Но и это не исчерпывающе. И в этом тоже нет окончательной правды. Она в ином, в том, что оба они выявили в себе сами, индивидуально, почувствовали собственными ребрами, выносили в сердце. «Идея индивидуализма, человека самого по себе, на отшибе и в чистом виде, — пишет Бродский в эссе о Довлатове, — была нашей собственной. Возможность физического ее существования была ничтожной, если не отсутствовала вообще».

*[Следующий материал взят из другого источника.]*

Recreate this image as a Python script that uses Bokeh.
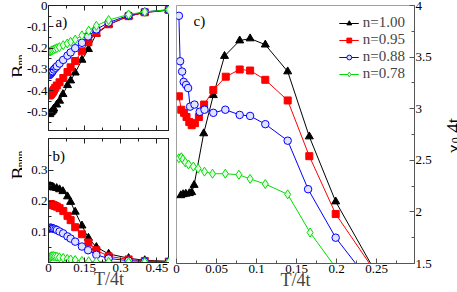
import math
from bokeh.plotting import figure
from bokeh.layouts import row, column
from bokeh.models import Range1d, FixedTicker, LinearAxis, Label, CustomLabelingPolicy
from bokeh.core.properties import value
from bokeh.embed import file_html
from bokeh.resources import INLINE

# ---------------- data ----------------
T_100 = [0.0054, 0.0083, 0.0116, 0.016, 0.019, 0.022, 0.034, 0.046, 0.060, 0.079, 0.092,
         0.111, 0.139, 0.166, 0.199, 0.25, 0.333, 0.4, 0.5]
Bnn_100 = [-0.510, -0.503, -0.500, -0.494, -0.490, -0.484, -0.465, -0.447, -0.416, -0.374,
           -0.352, -0.315, -0.255, -0.205, -0.133, -0.090, -0.050, -0.033, -0.022]
Bnnn_100 = [0.248, 0.248, 0.247, 0.246, 0.245, 0.244, 0.242, 0.238, 0.232, 0.215, 0.197,
            0.165, 0.120, 0.080, 0.050, 0.028, 0.014, 0.007, 0.004]
chi_100 = [2.16, 2.17, 2.175, 2.18, 2.19, 2.26, 2.76, 3.13, 3.51, 3.66, 3.68, 3.62, 3.36,
           2.73, 2.10, 1.40]

T_095 = [0.003, 0.006, 0.0095, 0.0125, 0.016, 0.019, 0.023, 0.028, 0.0345, 0.046, 0.0616,
         0.079, 0.092, 0.111, 0.139, 0.166, 0.199, 0.25, 0.333, 0.4, 0.5]
Bnn_095 = [-0.422, -0.420, -0.417, -0.413, -0.408, -0.402, -0.395, -0.386, -0.375, -0.360,
           -0.340, -0.312, -0.290, -0.260, -0.215, -0.172, -0.128, -0.088, -0.050, -0.032, -0.021]
Bnnn_095 = [0.190, 0.190, 0.190, 0.189, 0.188, 0.187, 0.186, 0.184, 0.182, 0.177, 0.168,
            0.152, 0.138, 0.115, 0.092, 0.065, 0.040, 0.020, 0.010, 0.005, 0.003]
chi_095 = [3.12, 2.99, 2.96, 2.92, 2.87, 2.84, 2.86, 2.92, 3.04, 3.18, 3.31, 3.38, 3.37,
           3.28, 3.08, 2.54, 1.98, 1.40]

T_088 = [0.003, 0.0045, 0.007, 0.009, 0.012, 0.0145, 0.017, 0.0225, 0.029, 0.035, 0.046,
         0.061, 0.079, 0.092, 0.111, 0.139, 0.1645, 0.199, 0.25, 0.333, 0.4, 0.5]
Bnn_088 = [-0.326, -0.325, -0.323, -0.320, -0.316, -0.312, -0.308, -0.300, -0.292, -0.285,
           -0.272, -0.255, -0.235, -0.220, -0.200, -0.175, -0.145, -0.112, -0.080, -0.046,
           -0.030, -0.020]
Bnnn_088 = [0.110, 0.112, 0.113, 0.113, 0.113, 0.112, 0.111, 0.110, 0.108, 0.106, 0.101,
            0.095, 0.085, 0.078, 0.068, 0.052, 0.040, 0.025, 0.013, 0.006, 0.003, 0.002]
chi_088 = [3.90, 3.46, 3.36, 3.26, 3.23, 3.20, 3.02, 3.04, 2.97, 2.99, 2.96, 2.99, 2.94,
           2.93, 2.85, 2.69, 2.22, 1.75, 1.24]

T_078 = [0.003, 0.006, 0.008, 0.011, 0.015, 0.021, 0.027, 0.035, 0.045, 0.061, 0.078,
         0.092, 0.111, 0.139, 0.167, 0.199, 0.25, 0.333, 0.4, 0.5]
Bnn_078 = [-0.216, -0.216, -0.215, -0.213, -0.210, -0.207, -0.204, -0.200, -0.195, -0.186,
           -0.178, -0.170, -0.160, -0.140, -0.118, -0.095, -0.068, -0.042, -0.030, -0.020]
Bnnn_078 = [0.014, 0.017, 0.019, 0.020, 0.021, 0.021, 0.020, 0.019, 0.017, 0.015, 0.012,
            0.010, 0.008, 0.005, 0.004, 0.003, 0.002, 0.001, 0.001, 0.001]
chi_078 = [2.52, 2.53, 2.51, 2.48, 2.46, 2.44, 2.42, 2.39, 2.37, 2.37, 2.36, 2.32, 2.27,
           2.17, 1.80, 1.46]

legend_labels = ["n=1.00", "n=0.95", "n=0.88", "n=0.78"]

ab_xticks = [0, 0.15, 0.3, 0.45]
ab_xlabels = ["0", "0.15", "0.3", "0.45"]
ab_xminor = [0.075, 0.225, 0.375]
a_yticks = [-0.5, -0.4, -0.3, -0.2, -0.1, 0]
a_ylabels = ["-0.5", "-0.4", "-0.3", "-0.2", "-0.1", "0"]
a_yminor = [-0.55, -0.45, -0.35, -0.25, -0.15, -0.05]
b_yticks = [0.1, 0.2, 0.3]
b_ylabels = ["0.1", "0.2", "0.3"]
b_yminor = [0.05, 0.15, 0.25, 0.35]
c_xticks = [0, 0.05, 0.1, 0.15, 0.2, 0.25]
c_xlabels = ["0", "0.05", "0.1", "0.15", "0.2", "0.25"]
c_xminor = [0.025, 0.075, 0.125, 0.175, 0.225, 0.275]
c_yticks = [1.5, 2, 2.5, 3, 3.5, 4]
c_ylabels = ["1.5", "2", "2.5", "3", "3.5", "4"]
c_yminor = [1.75, 2.25, 2.75, 3.25, 3.75]

# ---------------- style ----------------
FONT = "Times New Roman"

series = [
    dict(T=T_100, a=Bnn_100, b=Bnnn_100, c=chi_100, color="black", marker="triangle",
         size=8, fill="black"),
    dict(T=T_095, a=Bnn_095, b=Bnnn_095, c=chi_095, color="#ff0000", marker="square",
         size=7, fill="#ff0000"),
    dict(T=T_088, a=Bnn_088, b=Bnnn_088, c=chi_088, color="#0000ff", marker="circle",
         size=7.5, fill="#e0e3ff"),
    dict(T=T_078, a=Bnn_078, b=Bnnn_078, c=chi_078, color="#00dd00", marker="diamond",
         size=9, fill="#e6ffe6"),
]


def make_axis(ticks, minor, labels, show, color="#222222", label=None):
    ax = LinearAxis(ticker=FixedTicker(ticks=ticks, minor_ticks=minor))
    ax.major_tick_in = 5
    ax.major_tick_out = 0
    ax.minor_tick_in = 3
    ax.minor_tick_out = 0
    ax.axis_line_color = color
    ax.major_tick_line_color = color
    ax.minor_tick_line_color = color
    ax.major_label_overrides = dict(zip(ticks, labels))
    ax.major_label_text_font = FONT
    ax.major_label_text_color = "black"
    if show:
        ax.major_label_text_font_size = "13px"
        ax.major_label_standoff = 1
    else:
        ax.major_label_text_font_size = "1px"
        ax.major_label_standoff = 0
        ax.major_label_policy = CustomLabelingPolicy(code="return []")
    if label:
        ax.axis_label = label
        ax.axis_label_text_font = FONT
        ax.axis_label_text_font_size = "18px"
        ax.axis_label_text_font_style = "normal"
        ax.axis_label_standoff = -6
    return ax


def base_fig(w, h, xr, yr, **borders):
    p = figure(width=w, height=h, x_range=xr, y_range=yr, output_backend="svg",
               toolbar_location=None, x_axis_location=None, y_axis_location=None,
               **borders)
    p.xgrid.visible = False
    p.ygrid.visible = False
    p.outline_line_color = "#222222"
    p.background_fill_color = "white"
    p.border_fill_color = "white"
    return p


def letter(p, x, y, text):
    p.add_layout(Label(x=x, y=y, x_units="screen", y_units="screen", text=text,
                       text_font=FONT, text_font_size="15px", text_baseline="top",
                       text_align="left", text_color="black"))


# ---------------- panel a ----------------
pa = base_fig(147, 134, Range1d(0, 0.503), Range1d(-0.586, 0),
              min_border_left=26, min_border_right=0, min_border_top=5, min_border_bottom=0)
pa.add_layout(make_axis(a_yticks, a_yminor, a_ylabels, True), "left")
pa.add_layout(make_axis(ab_xticks, ab_xminor, ab_xlabels, False), "below")
pa.add_layout(make_axis(ab_xticks, ab_xminor, ab_xlabels, False), "above")

# ---------------- panel b ----------------
pb = base_fig(147, 158, pa.x_range, Range1d(0, 0.404),
              min_border_left=26, min_border_right=0, min_border_top=0, min_border_bottom=30)
pb.add_layout(make_axis(b_yticks, b_yminor, b_ylabels, True), "left")
pb.add_layout(make_axis(ab_xticks, ab_xminor, ab_xlabels, True, label="T/4t"), "below")
pb.add_layout(make_axis(ab_xticks, ab_xminor, ab_xlabels, False), "above")

# ---------------- panel c ----------------
pc = base_fig(268, 292, Range1d(0, 0.2975), Range1d(1.5, 4.0),
              min_border_left=7, min_border_right=23, min_border_top=5, min_border_bottom=29)
pc.outline_line_color = "#a0a0a0"
pc.add_layout(make_axis(c_yticks, c_yminor, c_ylabels, True, color="#555555"), "right")
pc.add_layout(make_axis(c_xticks, c_xminor, c_xlabels, True, color="#555555", label="T/4t"),
              "below")

for s, lab in zip(series, legend_labels):
    for p, key in ((pa, "a"), (pb, "b")):
        vals = s[key]
        p.line(s["T"][:len(vals)], vals, line_color=s["color"], line_width=1)
        p.scatter(s["T"][:len(vals)], vals, marker=s["marker"], size=s["size"],
                  line_color=s["color"], fill_color=s["fill"], line_width=1)
    vals = s["c"]
    pc.line(s["T"][:len(vals)], vals, line_color=s["color"], line_width=1, legend_label=lab)
    pc.scatter(s["T"][:len(vals)], vals, marker=s["marker"], size=s["size"],
               line_color=s["color"], fill_color=s["fill"], line_width=1, legend_label=lab)

lg = pc.legend[0]
lg.location = "top_right"
lg.margin = 9
lg.padding = 0
lg.spacing = -3
lg.border_line_color = None
lg.background_fill_alpha = 0
lg.label_text_font = FONT
lg.label_text_font_size = "15px"
lg.glyph_width = 20
lg.glyph_height = 12
lg.label_height = 12
lg.label_standoff = 4

# panel letters
letter(pa, 7, 117, "a)")
letter(pb, 4, 115, "b)")
letter(pc, 17, 251, "c)")


# ---------------- side strips holding the rotated axis titles ----------------
def label_fig(w):
    f = figure(width=w, height=292, x_range=Range1d(0, w), y_range=Range1d(0, 292),
               output_backend="svg", toolbar_location=None, x_axis_location=None,
               y_axis_location=None, min_border_left=0, min_border_right=0,
               min_border_top=0, min_border_bottom=0)
    f.xgrid.visible = False
    f.ygrid.visible = False
    f.outline_line_color = None
    return f


def vtext(f, x, y, text, size):
    f.text(x=[x], y=[y], text=[text], angle=math.pi / 2, text_font=value(FONT),
           text_font_size=value(size), text_align="left", text_baseline="alphabetic",
           text_color="black")


left_lab = label_fig(22)
vtext(left_lab, 17.5, 210, "B", "19px")
vtext(left_lab, 19, 224, "nn", "11px")
vtext(left_lab, 17.5, 95, "B", "19px")
vtext(left_lab, 19, 109, "nnn", "11px")

right_lab = label_fig(20)
vtext(right_lab, 16, 125, "\u03c7", "19px")
vtext(right_lab, 18, 136, "0", "12px")
vtext(right_lab, 16, 148, "4t", "19px")

layout = row(left_lab, column(pa, pb), pc, right_lab)
open("out.html", "w").write(file_html(layout, INLINE))
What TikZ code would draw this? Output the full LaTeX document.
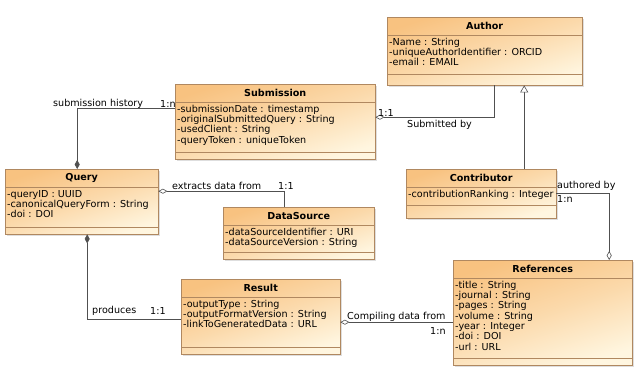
\documentclass[tikz,border=0pt]{standalone}
\usepackage{fontspec}
\setmainfont{DejaVu Sans}
\usepackage{tikz}
\usetikzlibrary{
  arrows.meta,
  positioning,
  shadows
}
\definecolor{umlOrange}{RGB}{248,194,128}
\definecolor{umlCream}{RGB}{255,246,224}
\definecolor{umlBrown}{RGB}{176,136,96}
\definecolor{umlGray}{RGB}{80,80,80}
\tikzset{
  umlClass/.style={
    rectangle,
    anchor=north west,
    draw=umlBrown,
    top color=umlOrange,
    bottom color=umlCream,
    middle color=umlOrange!55!umlCream,
    shading angle=18,
    drop shadow={shadow xshift=2pt, shadow yshift=-2pt, fill=black!25},
    inner sep=0pt
  },
  umlTitle/.style={
    anchor=north,
    minimum height=18pt,
    inner sep=0pt,
    font=\bfseries\fontsize{9.6}{11}\selectfont
  },
  umlAttr/.style={
    anchor=north west,
    align=left,
    inner xsep=2pt,
    inner ysep=2.5pt,
    font=\fontsize{9.6}{10.3}\selectfont
  },
  umlSep/.style={
    draw=umlBrown
  },
  umlLabel/.style={
    anchor=west,
    inner sep=0pt,
    font=\fontsize{9.6}{11}\selectfont
  },
  umlLink/.style={
    draw=umlGray,
    semithick
  },
  umlAggr/.style={
    umlLink,
    {Diamond[open, fill=white, length=9pt, width=5pt]}-
  },
  umlComp/.style={
    umlLink,
    {Diamond[length=9pt, width=5pt]}-
  },
  umlGen/.style={
    umlLink,
    -{Triangle[open, fill=white, length=7pt, width=8pt]}
  }
}
% name, x, y, width, height, title, attributes, bottom gap
\newcommand{\umlBox}[8]{%
  \node[umlClass, minimum width=#4pt, minimum height=#5pt] (#1) at (#2,#3) {};
  \node[umlTitle] (#1Title) at (#1.north) {#6};
  \node[umlAttr] (#1Attr) at (#1Title.south -| #1.west) {#7};
  \draw[umlSep] (#1Title.south -| #1.west) -- (#1Title.south -| #1.east);
  \draw[umlSep] ([yshift=#8pt]#1.south west) -- ([yshift=#8pt]#1.south east);
}

\begin{document}
\begin{tikzpicture}[x=1pt, y=-1pt]
  \fill[white] (0,0) rectangle (640,379);
  \useasboundingbox (0,0) rectangle (640,379);

  \umlBox{author}{387}{17}{195}{68}{Author}
    {-Name : String\\-uniqueAuthorIdentifier : ORCID\\-email : EMAIL}{11}
  \umlBox{submission}{175}{84}{200}{75}{Submission}
    {-submissionDate : timestamp\\-originalSubmittedQuery : String\\
     -usedClient : String\\-queryToken : uniqueToken}{7}
  \umlBox{query}{5}{169}{153}{65}{Query}
    {-queryID : UUID\\-canonicalQueryForm : String\\-doi : DOI}{7}
  \umlBox{source}{223}{207}{151}{52}{DataSource}
    {-dataSourceIdentifier : URI\\-dataSourceVersion : String}{7}
  \umlBox{contributor}{406}{169}{150}{49}{Contributor}
    {-contributionRanking : Integer}{13}
  \umlBox{result}{181}{279}{159}{75}{Result}
    {-outputType : String\\-outputFormatVersion : String\\
     -linkToGeneratedData : URL}{7}
  \umlBox{references}{453}{260}{179}{105}{References}
    {-title : String\\-journal : String\\-pages : String\\-volume : String\\
     -year : Integer\\-doi : DOI\\-url : URL}{7}

  \draw[umlComp] ([xshift=-4.5pt]query.north) |- ([yshift=13.5pt]submission.west);
  \draw[umlAggr] ([yshift=4.5pt]submission.east) -| ([xshift=9.5pt]author.south);
  \draw[umlGen] ([xshift=43pt]contributor.north)
    -- ([xshift=43pt]contributor.north |- author.south);
  \draw[umlAggr] ([yshift=10.5pt]query.east) -| ([xshift=-14.5pt]source.north);
  \draw[umlComp] ([xshift=5.5pt]query.south) |- ([yshift=-2.5pt]result.west);
  \draw[umlAggr] ([yshift=-5.5pt]result.east) -- ([yshift=-5.5pt]result.east -| references.west);
  \draw[umlAggr] ([xshift=66.5pt]references.north) |- (contributor.east);

  \node[umlLabel] (historyLbl) at (53,104) {submission history};
  \node[umlLabel] (historyMul) at (160,104) {1:n};
  \node[umlLabel] (submitMul) at (378,113) {1:1};
  \node[umlLabel] (submitLbl) at (407,125) {Submitted by};
  \node[umlLabel] (extractLbl) at (172,186) {extracts data from};
  \node[umlLabel] (extractMul) at (278,186) {1:1};
  \node[umlLabel] (authorLbl) at (557,186) {authored by};
  \node[umlLabel] (authorMul) at (557,199) {1:n};
  \node[umlLabel] (produceLbl) at (92,311) {produces};
  \node[umlLabel] (produceMul) at (150,311) {1:1};
  \node[umlLabel] (compileLbl) at (347,317) {Compiling data from};
  \node[umlLabel] (compileMul) at (430,331) {1:n};
\end{tikzpicture}
\end{document}
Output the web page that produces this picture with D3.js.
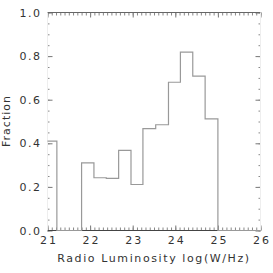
<!DOCTYPE html>
<html>
<head>
<meta charset="utf-8">
<script src="https://cdn.jsdelivr.net/npm/d3@7"></script>
<style>
  body { margin: 0; background: #fff; }
  text { font-family: "DejaVu Sans", sans-serif; fill: #333; }
</style>
</head>
<body>
<div id="plot"></div>
<script>
// bin edges (log W/Hz) and fraction in each bin
const binEdges = [21.0, 21.22, 21.51, 21.8, 22.09, 22.38, 22.67, 22.96, 23.24, 23.54, 23.84, 24.12, 24.41, 24.70, 25.0, 26.0];
const fraction = [0.41, 0, 0, 0.31, 0.242, 0.239, 0.368, 0.211, 0.467, 0.485, 0.68, 0.818, 0.708, 0.512, 0];
const xTicks = [21, 22, 23, 24, 25, 26];
const yTicks = [0.0, 0.2, 0.4, 0.6, 0.8, 1.0];

const W = 273, H = 273;
const margin = {top: 12, right: 13, bottom: 43, left: 47};
const width = W - margin.left - margin.right;
const height = H - margin.top - margin.bottom;

const svg = d3.select("#plot").append("svg")
  .attr("width", W).attr("height", H);

const g = svg.append("g")
  .attr("transform", `translate(${margin.left + 0.5},${margin.top + 0.5})`);

const x = d3.scaleLinear().domain([21, 26]).range([0, width]);
const y = d3.scaleLinear().domain([0, 1]).range([height, 0]);

// axis helper: major + minor ticks, IDL style (ticks pointing inward)
function drawAxis(gen, minorGen, transform) {
  const a = g.append("g").attr("transform", transform).call(gen);
  a.selectAll(".domain").remove();
  a.selectAll(".tick line").attr("stroke", "#777");
  a.selectAll(".tick text").remove();
  const m = g.append("g").attr("transform", transform).call(minorGen);
  m.selectAll(".domain").remove();
  m.selectAll(".tick line").attr("stroke", "#888");
  m.selectAll(".tick text").remove();
}

const xMinor = d3.range(21, 26.001, 0.1);
const yMinor = d3.range(0, 1.001, 0.05);

// bottom
drawAxis(d3.axisTop(x).tickValues(xTicks).tickSize(5),
         d3.axisTop(x).tickValues(xMinor).tickSize(3),
         `translate(0,${height})`);
g.append("g").attr("transform", `translate(0,${height})`)
  .call(d3.axisBottom(x).tickValues(xTicks).tickSize(0).tickPadding(6).tickFormat(d3.format("d")))
  .call(s => s.select(".domain").remove())
  .selectAll("text").style("font-size", "11px").style("letter-spacing", "2px").attr("dx", "1px");
// top
drawAxis(d3.axisBottom(x).tickValues(xTicks).tickSize(5),
         d3.axisBottom(x).tickValues(xMinor).tickSize(3),
         "translate(0,0)");
// left
drawAxis(d3.axisRight(y).tickValues(yTicks).tickSize(5),
         d3.axisRight(y).tickValues(yMinor).tickSize(2),
         "translate(0,0)");
g.append("g")
  .call(d3.axisLeft(y).tickValues(yTicks).tickSize(0).tickPadding(6).tickFormat(d3.format(".1f")))
  .call(s => s.select(".domain").remove())
  .selectAll("text").style("font-size", "11px").style("letter-spacing", "1.5px");
// right
drawAxis(d3.axisLeft(y).tickValues(yTicks).tickSize(5),
         d3.axisLeft(y).tickValues(yMinor).tickSize(2),
         `translate(${width},0)`);

// frame: horizontal edges visible, vertical edges very faint
g.append("line").attr("x1", 0).attr("x2", width).attr("y1", height).attr("y2", height).attr("stroke", "#444");
g.append("line").attr("x1", 0).attr("x2", width).attr("y1", 0).attr("y2", 0).attr("stroke", "#666");
g.append("line").attr("x1", 0).attr("x2", 0).attr("y1", 0).attr("y2", height).attr("stroke", "#eee");
g.append("line").attr("x1", width).attr("x2", width).attr("y1", 0).attr("y2", height).attr("stroke", "#eee");

// histogram step line
const pts = fraction.map((f, i) => [binEdges[i], f]);
pts.push([binEdges[binEdges.length - 1], fraction[fraction.length - 1]]);
g.append("path")
  .datum(pts)
  .attr("fill", "none")
  .attr("stroke", "#999")
  .attr("stroke-width", 1.2)
  .attr("d", d3.line().x(d => x(d[0])).y(d => y(d[1])).curve(d3.curveStepAfter));

// axis titles
svg.append("text")
  .attr("x", 154)
  .attr("y", 262)
  .attr("text-anchor", "middle")
  .style("font-size", "11px")
  .style("letter-spacing", "1.6px")
  .text("Radio Luminosity log(W/Hz)");

svg.append("text")
  .attr("transform", `translate(10,${margin.top + height / 2}) rotate(-90)`)
  .attr("text-anchor", "middle")
  .style("font-size", "11px")
  .style("letter-spacing", "1px")
  .text("Fraction");
</script>
</body>
</html>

Чувства, обуревавшие обоих, были много значительнее стремления к социальному благополучию да и к социальной справедливости. Что уж говорить о желании встать под чьи бы то ни было политические знамена. В конфликте творческой личности с обществом, полагал и говорил Довлатов, он всегда встанет на сторону личности, какой бы она ни была. Неизбывная тяга к независимости, к «самостоянью человека» — при всем тотальном демократизме Довлатова и вызывающей имперскости Бродского — роднила обоих крепче любого коллективизма. Проблема человеческой речи, «авторского голоса» волновала и поэта Иосифа Бродского, и прозаика Сергея Довлатова сильнее любых мировых катаклизмов.
2
С февраля 1979 года — около двенадцати лет — Довлатов жил в Нью-Йорке, где окончательно выразил себя как прозаик. На Западе, в США и Франции, выпустил двенадцать же книг на русском языке. Плюс две совместные. Одну с Вагричем Бахчаняном и Наумом Сагаловским — «Демарш энтузиастов» (1985). И вторую с Марианной Волковой — «Не только Бродский» (1988).